Tuesday, October 18, 2005

Shame! And, a Noodle reader

Okay, Jonathan linked here so I feel obligated to actually say something more useful here. I have neglected my webloggage duties.

I've been rewriting the Noodle reader in Python instead of the lex/yacc combo, so that I can build macro characters into it. It's more straightforward to read normal Lisp with a recursive one-item-at-a-time read.

The syntactic sugar added for Pythonicness makes things just a bit more complicated, though. I went through a few different attempts at a solution before I decided on implementing trailers (. or [], as in foo.bar or foo[bar]) using a new kind of macro character called a trailer macro. When a character follows another item immediately, with no intervening space, and it's set as a trailer macro, the handling function is called with the preceding item as a parameter, and the return value is used instead of the preceding item.
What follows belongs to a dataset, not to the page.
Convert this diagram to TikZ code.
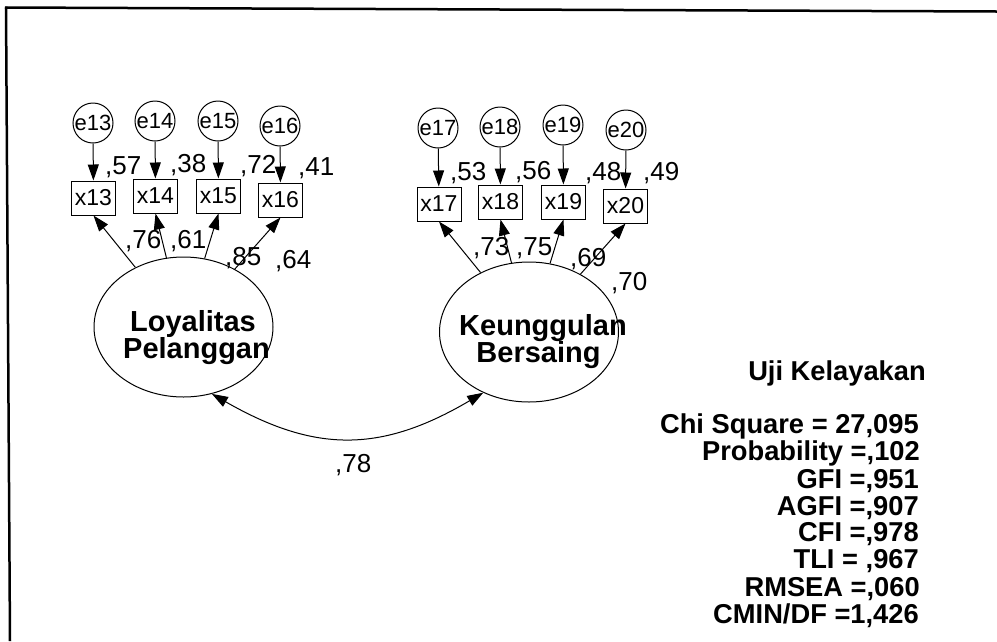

In the foo[bar] case, the reader would first read "foo", and just before returning, would peek at the next character in the stream. '['- oops- it's a trailer macro! So the read_subscript function is called with 'foo' as a parameter. The subscript "bar" is read. It's not a slice, so read_subscript returns a tuple we might express in Python syntax as (Symbol(subscript), 'foo', Symbol(bar)).

One problem was that the order of operations I came up with previously does not fit nicely here. It was really pretty complicated to make things separated based on precedence in the reader. Turns out that was a rather bad idea in the first place. I've also noted when writing Noodle that it's hard to remember the order of operations, since it comes into play so rarely. My solution is to have trailers always come first, then leaders (like the quasiquote backtick (`) or the tuple/symbol-quoting backslash (\). That makes everything unambiguous, is easy to remember, and is implementable without much headache.

One more thing I came across with this is the problem with * and ** being both symbols and leaders. It just isn't clean, and in the presence of reader macros is nearly impossible to correctly implement. So the leaders for varargs and kwargs are now @ and @@, and * is just another normal symbol-name character.

The new reader is much more versatile, and once I make it play nicely with string constants (correctly handling the backslash escapes, raw strings, and Unicode escapes) it will be ready to be dropped in to Noodle proper.